Historically, pilots relied on experience and manually updated playbooks of tactics. The combination of highly networked aircraft like the F‑35, powerful simulation tools and early autonomy is gradually moving air combat toward a model where new techniques can be iterated and tested more rapidly, potentially shortening the time between concept and frontline use.
Counter-Stealth Advances and the Contested Future
While the F‑35 helped define the current benchmark for stealth and sensor integration, air defenses and rival air forces have been adapting. Open-source analyses describe how integrated air defense systems are incorporating more passive sensors, including infrared search and track, multi-band radars and networked nodes sharing data across large areas. These developments aim to erode the advantages of low observable designs by relying less on any single detection method.
Debate continues among defense commentators over how sustainable stealth dominance will be in the face of denser sensor networks and improved data processing. Some argue that large constellations of infrared and radar sensors, including on uncrewed platforms, will make it harder for any aircraft to remain undetected during extended operations. Others point to the F‑35’s emphasis on electronic warfare, mission data files and software upgrades as a way to adapt its survivability over time.

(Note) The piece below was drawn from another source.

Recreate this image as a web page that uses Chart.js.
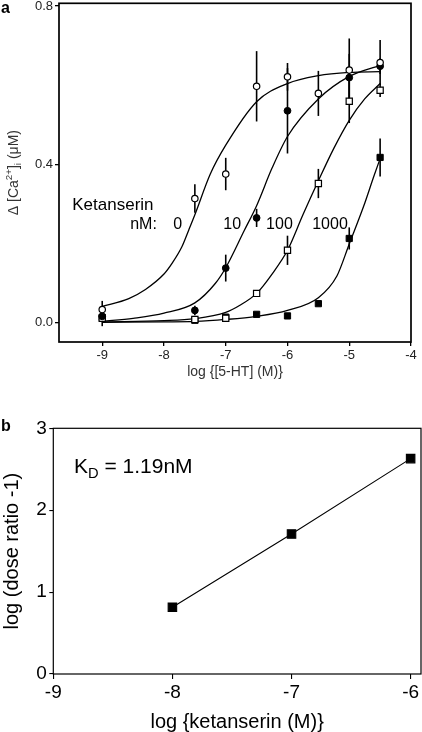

The aircraft’s own modernization path reflects this tension. Block upgrades focus heavily on computing power, electronic warfare enhancements, expanded weapons options and improved data fusion rather than dramatic external redesigns. At the same time, news and analysis coverage notes that software delays and integration challenges have slowed the pace at which some of these capabilities reach operational units, highlighting how central software has become to modern air combat effectiveness.
As sixth-generation fighter concepts and more advanced uncrewed systems emerge, the environment the F‑35 helped shape is already evolving. Yet the fundamental shift it accelerated remains clear: airpower is now measured less by raw aerodynamic performance and more by how effectively a force can sense, decide and act as a cohesive, data-driven whole on a contested, information-rich battlefield.